BEIJING — On a soccer field outside Beijing, three-on-three matches took place that looked less like elite athletics and more like a blooper reel: robots waddled, stumbled, and tumbled in slow-motion collisions as the crowd cheered on.
This was no joke — it was a serious test for China’s humanoid robotics industry.
Equipped with advanced sensors and autonomous AI systems, the child-sized humanoid robots face-planted and occasionally hogged the ball, but also navigated the field without human control. While some had to be carried off on stretchers, others scored with surprising precision. In the final, Tsinghua University’s THU Robotics beat China Agricultural University’s Mountain Sea team 5–3.
Despite the spectacle, each robot was fully autonomous, relying on integrated vision, navigation, and decision-making systems. There were no human operators controlling the action — making this a real-world stress test of embodied AI.
“The field is the lab,” said Cheng Hao, CEO of Booster Robotics, which supplied the players. “Every stumble improves the code. Every goal advances the tech.”
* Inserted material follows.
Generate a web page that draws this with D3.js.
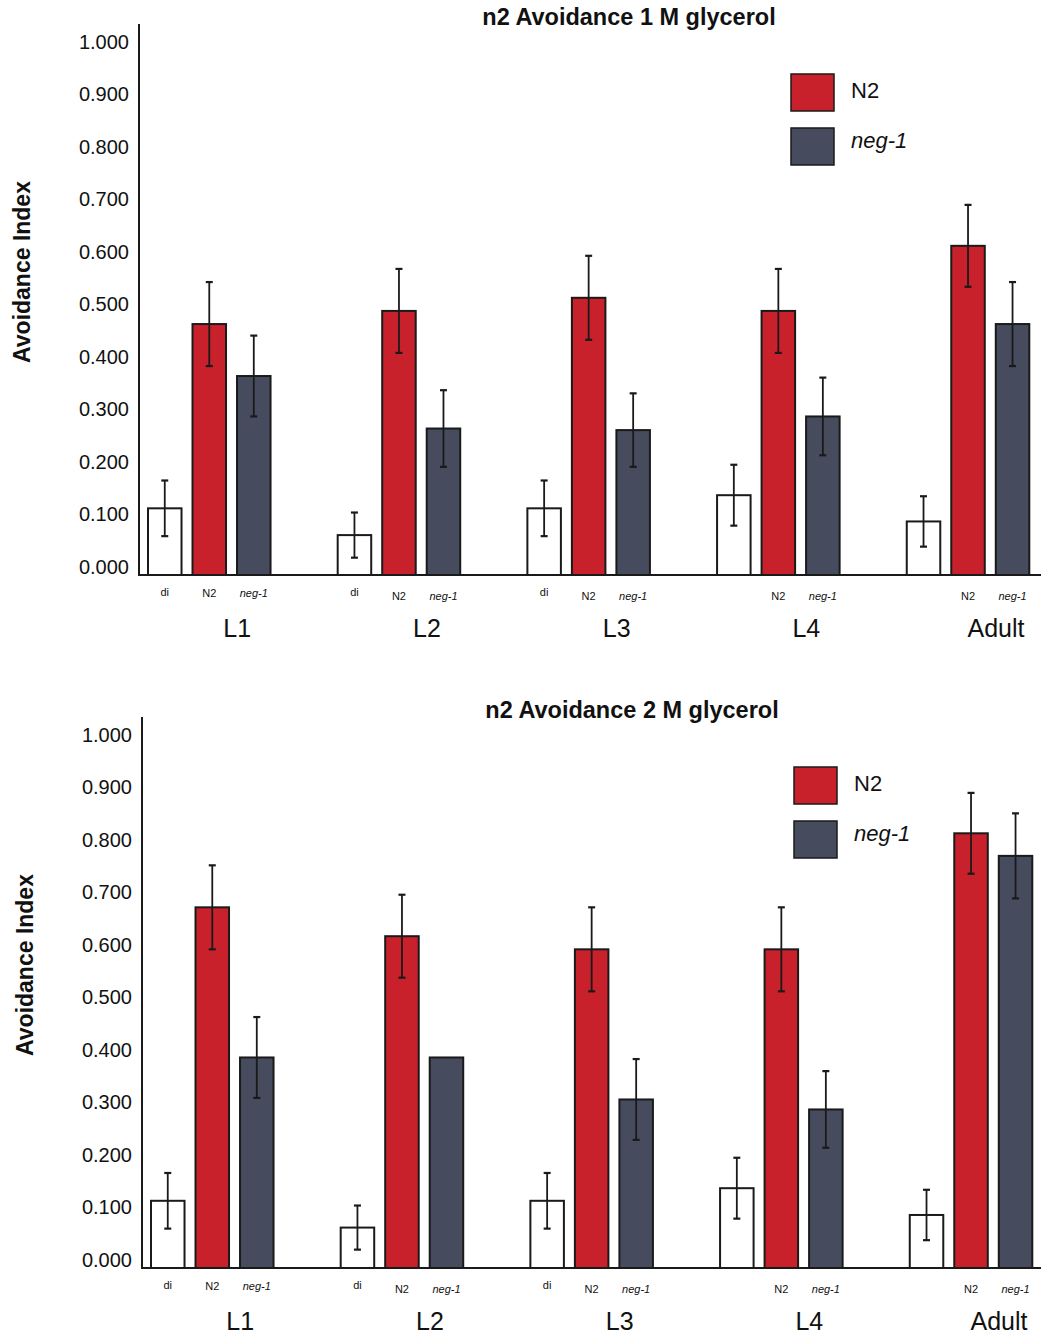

Behind the slapstick lies serious investment. According to Morgan Stanley:
🇨🇳 China’s robotics market is expected to reach $108 billion by 2028
🤖 By 2050, China could have 302 million humanoid robots in use
🇺🇸 U.S. projection: 77.7 million robots in same timeframe
Morgan Stanley’s Sheng Zhong says China’s lead in embodied AI “may widen further before the U.S. fully responds.”
Saturday’s soccer match served as a preview of the World Humanoid Robot Games, which China will host from August 15–17, 2025 in Beijing.
The games will feature 11 robot sports, including:
Track & field
Gymnastics
Soccer
And possibly, human-robot mixed events
Booster Robotics CEO Cheng Hao noted that human-robot matches are a future goal, but only if safety can be guaranteed.
“A robot and a human could play a match where winning doesn’t matter,” he said. “But real interaction must feel safe — that builds trust.”
With China’s national men’s soccer team sitting at 94th in FIFA rankings, the humanoids might be giving fans something to cheer for. At least they’re scoring goals — and drawing smiles.